Given material
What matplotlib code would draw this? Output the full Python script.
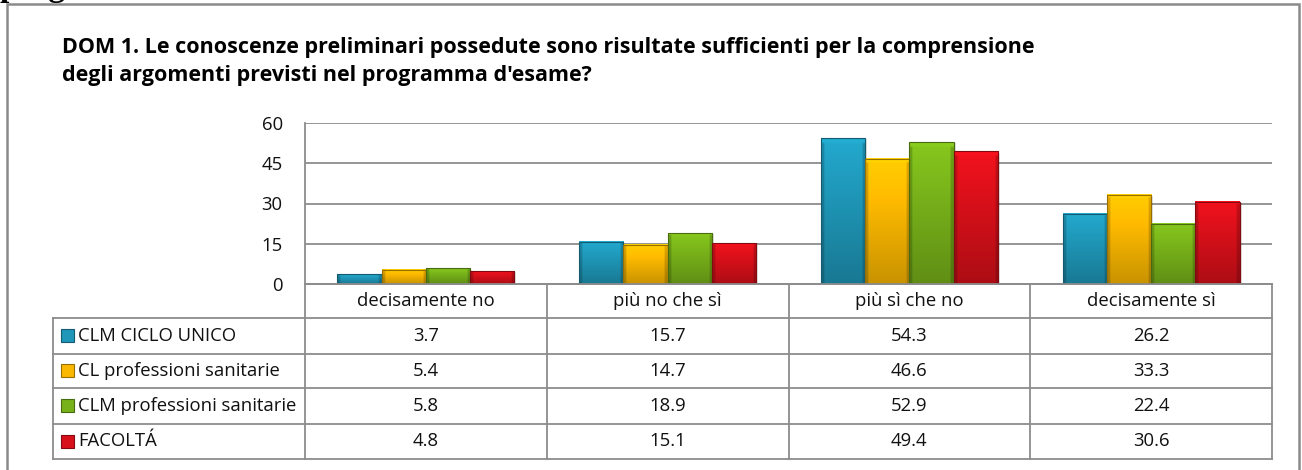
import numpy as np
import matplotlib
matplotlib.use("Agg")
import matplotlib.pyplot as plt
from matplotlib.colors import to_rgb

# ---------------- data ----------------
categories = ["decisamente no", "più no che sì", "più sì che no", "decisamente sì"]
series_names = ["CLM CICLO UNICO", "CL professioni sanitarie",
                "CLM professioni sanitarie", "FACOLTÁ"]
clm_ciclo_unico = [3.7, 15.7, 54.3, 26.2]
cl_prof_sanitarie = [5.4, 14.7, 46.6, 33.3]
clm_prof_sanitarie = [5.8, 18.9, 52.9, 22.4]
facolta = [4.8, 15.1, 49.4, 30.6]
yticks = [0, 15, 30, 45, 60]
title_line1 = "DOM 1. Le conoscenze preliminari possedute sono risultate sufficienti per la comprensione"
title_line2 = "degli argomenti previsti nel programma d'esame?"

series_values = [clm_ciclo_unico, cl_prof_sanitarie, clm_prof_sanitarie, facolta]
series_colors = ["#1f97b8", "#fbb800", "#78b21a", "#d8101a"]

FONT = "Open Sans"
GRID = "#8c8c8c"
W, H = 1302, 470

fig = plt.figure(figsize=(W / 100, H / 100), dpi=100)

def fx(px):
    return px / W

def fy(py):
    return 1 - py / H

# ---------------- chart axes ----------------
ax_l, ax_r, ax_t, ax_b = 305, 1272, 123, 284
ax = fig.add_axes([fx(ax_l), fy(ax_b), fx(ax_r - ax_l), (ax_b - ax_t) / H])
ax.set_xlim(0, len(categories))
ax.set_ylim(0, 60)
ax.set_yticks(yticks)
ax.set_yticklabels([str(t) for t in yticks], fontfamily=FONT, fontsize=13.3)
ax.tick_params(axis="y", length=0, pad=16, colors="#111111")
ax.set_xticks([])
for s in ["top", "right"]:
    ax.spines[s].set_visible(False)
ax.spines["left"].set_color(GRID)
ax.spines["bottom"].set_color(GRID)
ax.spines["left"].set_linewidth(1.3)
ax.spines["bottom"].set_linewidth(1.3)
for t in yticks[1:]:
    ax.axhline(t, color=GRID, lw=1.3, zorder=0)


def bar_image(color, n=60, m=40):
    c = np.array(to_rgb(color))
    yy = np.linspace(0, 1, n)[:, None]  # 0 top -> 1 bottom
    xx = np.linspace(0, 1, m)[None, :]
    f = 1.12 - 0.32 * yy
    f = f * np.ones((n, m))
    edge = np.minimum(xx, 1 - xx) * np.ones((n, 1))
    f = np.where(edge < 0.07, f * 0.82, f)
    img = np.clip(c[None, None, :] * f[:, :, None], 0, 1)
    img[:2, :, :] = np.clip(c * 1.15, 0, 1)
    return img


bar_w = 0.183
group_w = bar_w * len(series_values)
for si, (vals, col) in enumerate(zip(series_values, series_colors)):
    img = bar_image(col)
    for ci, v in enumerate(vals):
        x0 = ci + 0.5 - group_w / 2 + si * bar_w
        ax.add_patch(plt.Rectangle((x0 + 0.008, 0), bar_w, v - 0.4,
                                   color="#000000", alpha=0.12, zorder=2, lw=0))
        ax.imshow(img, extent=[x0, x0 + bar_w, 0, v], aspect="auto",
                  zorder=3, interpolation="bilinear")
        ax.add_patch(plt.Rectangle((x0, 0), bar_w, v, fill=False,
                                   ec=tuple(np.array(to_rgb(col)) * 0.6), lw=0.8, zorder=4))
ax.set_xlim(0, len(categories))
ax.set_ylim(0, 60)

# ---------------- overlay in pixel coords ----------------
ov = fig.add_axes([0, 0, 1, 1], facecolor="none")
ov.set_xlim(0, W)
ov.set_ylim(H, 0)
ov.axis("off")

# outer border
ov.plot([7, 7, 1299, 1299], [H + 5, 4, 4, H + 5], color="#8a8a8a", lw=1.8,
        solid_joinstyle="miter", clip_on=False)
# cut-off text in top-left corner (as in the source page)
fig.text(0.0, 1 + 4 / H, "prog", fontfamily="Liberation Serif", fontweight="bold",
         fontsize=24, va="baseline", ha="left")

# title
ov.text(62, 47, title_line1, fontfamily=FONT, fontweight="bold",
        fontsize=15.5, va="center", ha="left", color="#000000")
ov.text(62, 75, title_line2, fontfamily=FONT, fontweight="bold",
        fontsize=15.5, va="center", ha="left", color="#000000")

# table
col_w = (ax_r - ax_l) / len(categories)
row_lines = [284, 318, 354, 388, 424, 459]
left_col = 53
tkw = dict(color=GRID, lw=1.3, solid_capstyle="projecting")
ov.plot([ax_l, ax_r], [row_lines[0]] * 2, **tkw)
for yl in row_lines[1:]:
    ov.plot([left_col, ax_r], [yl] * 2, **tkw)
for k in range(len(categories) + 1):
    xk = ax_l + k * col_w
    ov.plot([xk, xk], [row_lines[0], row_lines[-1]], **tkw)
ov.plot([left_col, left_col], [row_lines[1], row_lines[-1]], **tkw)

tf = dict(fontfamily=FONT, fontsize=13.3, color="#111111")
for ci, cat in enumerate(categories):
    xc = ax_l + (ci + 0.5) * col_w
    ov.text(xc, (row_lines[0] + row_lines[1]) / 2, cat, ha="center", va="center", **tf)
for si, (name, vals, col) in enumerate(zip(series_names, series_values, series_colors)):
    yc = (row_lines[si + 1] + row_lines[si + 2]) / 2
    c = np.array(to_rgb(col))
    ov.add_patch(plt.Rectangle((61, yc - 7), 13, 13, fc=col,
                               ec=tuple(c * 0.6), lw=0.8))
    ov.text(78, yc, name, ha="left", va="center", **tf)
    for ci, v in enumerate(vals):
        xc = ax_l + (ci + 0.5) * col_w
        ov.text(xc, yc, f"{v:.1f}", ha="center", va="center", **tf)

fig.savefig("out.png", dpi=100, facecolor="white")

Written exercise
Write the listing above out again exactly, dropping each image.

Response to this task
What matplotlib code would draw this? Output the full Python script.
import numpy as np
import matplotlib
matplotlib.use("Agg")
import matplotlib.pyplot as plt
from matplotlib.colors import to_rgb

# ---------------- data ----------------
categories = ["decisamente no", "più no che sì", "più sì che no", "decisamente sì"]
series_names = ["CLM CICLO UNICO", "CL professioni sanitarie",
                "CLM professioni sanitarie", "FACOLTÁ"]
clm_ciclo_unico = [3.7, 15.7, 54.3, 26.2]
cl_prof_sanitarie = [5.4, 14.7, 46.6, 33.3]
clm_prof_sanitarie = [5.8, 18.9, 52.9, 22.4]
facolta = [4.8, 15.1, 49.4, 30.6]
yticks = [0, 15, 30, 45, 60]
title_line1 = "DOM 1. Le conoscenze preliminari possedute sono risultate sufficienti per la comprensione"
title_line2 = "degli argomenti previsti nel programma d'esame?"

series_values = [clm_ciclo_unico, cl_prof_sanitarie, clm_prof_sanitarie, facolta]
series_colors = ["#1f97b8", "#fbb800", "#78b21a", "#d8101a"]

FONT = "Open Sans"
GRID = "#8c8c8c"
W, H = 1302, 470

fig = plt.figure(figsize=(W / 100, H / 100), dpi=100)

def fx(px):
    return px / W

def fy(py):
    return 1 - py / H

# ---------------- chart axes ----------------
ax_l, ax_r, ax_t, ax_b = 305, 1272, 123, 284
ax = fig.add_axes([fx(ax_l), fy(ax_b), fx(ax_r - ax_l), (ax_b - ax_t) / H])
ax.set_xlim(0, len(categories))
ax.set_ylim(0, 60)
ax.set_yticks(yticks)
ax.set_yticklabels([str(t) for t in yticks], fontfamily=FONT, fontsize=13.3)
ax.tick_params(axis="y", length=0, pad=16, colors="#111111")
ax.set_xticks([])
for s in ["top", "right"]:
    ax.spines[s].set_visible(False)
ax.spines["left"].set_color(GRID)
ax.spines["bottom"].set_color(GRID)
ax.spines["left"].set_linewidth(1.3)
ax.spines["bottom"].set_linewidth(1.3)
for t in yticks[1:]:
    ax.axhline(t, color=GRID, lw=1.3, zorder=0)


def bar_image(color, n=60, m=40):
    c = np.array(to_rgb(color))
    yy = np.linspace(0, 1, n)[:, None]  # 0 top -> 1 bottom
    xx = np.linspace(0, 1, m)[None, :]
    f = 1.12 - 0.32 * yy
    f = f * np.ones((n, m))
    edge = np.minimum(xx, 1 - xx) * np.ones((n, 1))
    f = np.where(edge < 0.07, f * 0.82, f)
    img = np.clip(c[None, None, :] * f[:, :, None], 0, 1)
    img[:2, :, :] = np.clip(c * 1.15, 0, 1)
    return img


bar_w = 0.183
group_w = bar_w * len(series_values)
for si, (vals, col) in enumerate(zip(series_values, series_colors)):
    img = bar_image(col)
    for ci, v in enumerate(vals):
        x0 = ci + 0.5 - group_w / 2 + si * bar_w
        ax.add_patch(plt.Rectangle((x0 + 0.008, 0), bar_w, v - 0.4,
                                   color="#000000", alpha=0.12, zorder=2, lw=0))
        ax.imshow(img, extent=[x0, x0 + bar_w, 0, v], aspect="auto",
                  zorder=3, interpolation="bilinear")
        ax.add_patch(plt.Rectangle((x0, 0), bar_w, v, fill=False,
                                   ec=tuple(np.array(to_rgb(col)) * 0.6), lw=0.8, zorder=4))
ax.set_xlim(0, len(categories))
ax.set_ylim(0, 60)

# ---------------- overlay in pixel coords ----------------
ov = fig.add_axes([0, 0, 1, 1], facecolor="none")
ov.set_xlim(0, W)
ov.set_ylim(H, 0)
ov.axis("off")

# outer border
ov.plot([7, 7, 1299, 1299], [H + 5, 4, 4, H + 5], color="#8a8a8a", lw=1.8,
        solid_joinstyle="miter", clip_on=False)
# cut-off text in top-left corner (as in the source page)
fig.text(0.0, 1 + 4 / H, "prog", fontfamily="Liberation Serif", fontweight="bold",
         fontsize=24, va="baseline", ha="left")

# title
ov.text(62, 47, title_line1, fontfamily=FONT, fontweight="bold",
        fontsize=15.5, va="center", ha="left", color="#000000")
ov.text(62, 75, title_line2, fontfamily=FONT, fontweight="bold",
        fontsize=15.5, va="center", ha="left", color="#000000")

# table
col_w = (ax_r - ax_l) / len(categories)
row_lines = [284, 318, 354, 388, 424, 459]
left_col = 53
tkw = dict(color=GRID, lw=1.3, solid_capstyle="projecting")
ov.plot([ax_l, ax_r], [row_lines[0]] * 2, **tkw)
for yl in row_lines[1:]:
    ov.plot([left_col, ax_r], [yl] * 2, **tkw)
for k in range(len(categories) + 1):
    xk = ax_l + k * col_w
    ov.plot([xk, xk], [row_lines[0], row_lines[-1]], **tkw)
ov.plot([left_col, left_col], [row_lines[1], row_lines[-1]], **tkw)

tf = dict(fontfamily=FONT, fontsize=13.3, color="#111111")
for ci, cat in enumerate(categories):
    xc = ax_l + (ci + 0.5) * col_w
    ov.text(xc, (row_lines[0] + row_lines[1]) / 2, cat, ha="center", va="center", **tf)
for si, (name, vals, col) in enumerate(zip(series_names, series_values, series_colors)):
    yc = (row_lines[si + 1] + row_lines[si + 2]) / 2
    c = np.array(to_rgb(col))
    ov.add_patch(plt.Rectangle((61, yc - 7), 13, 13, fc=col,
                               ec=tuple(c * 0.6), lw=0.8))
    ov.text(78, yc, name, ha="left", va="center", **tf)
    for ci, v in enumerate(vals):
        xc = ax_l + (ci + 0.5) * col_w
        ov.text(xc, yc, f"{v:.1f}", ha="center", va="center", **tf)

fig.savefig("out.png", dpi=100, facecolor="white")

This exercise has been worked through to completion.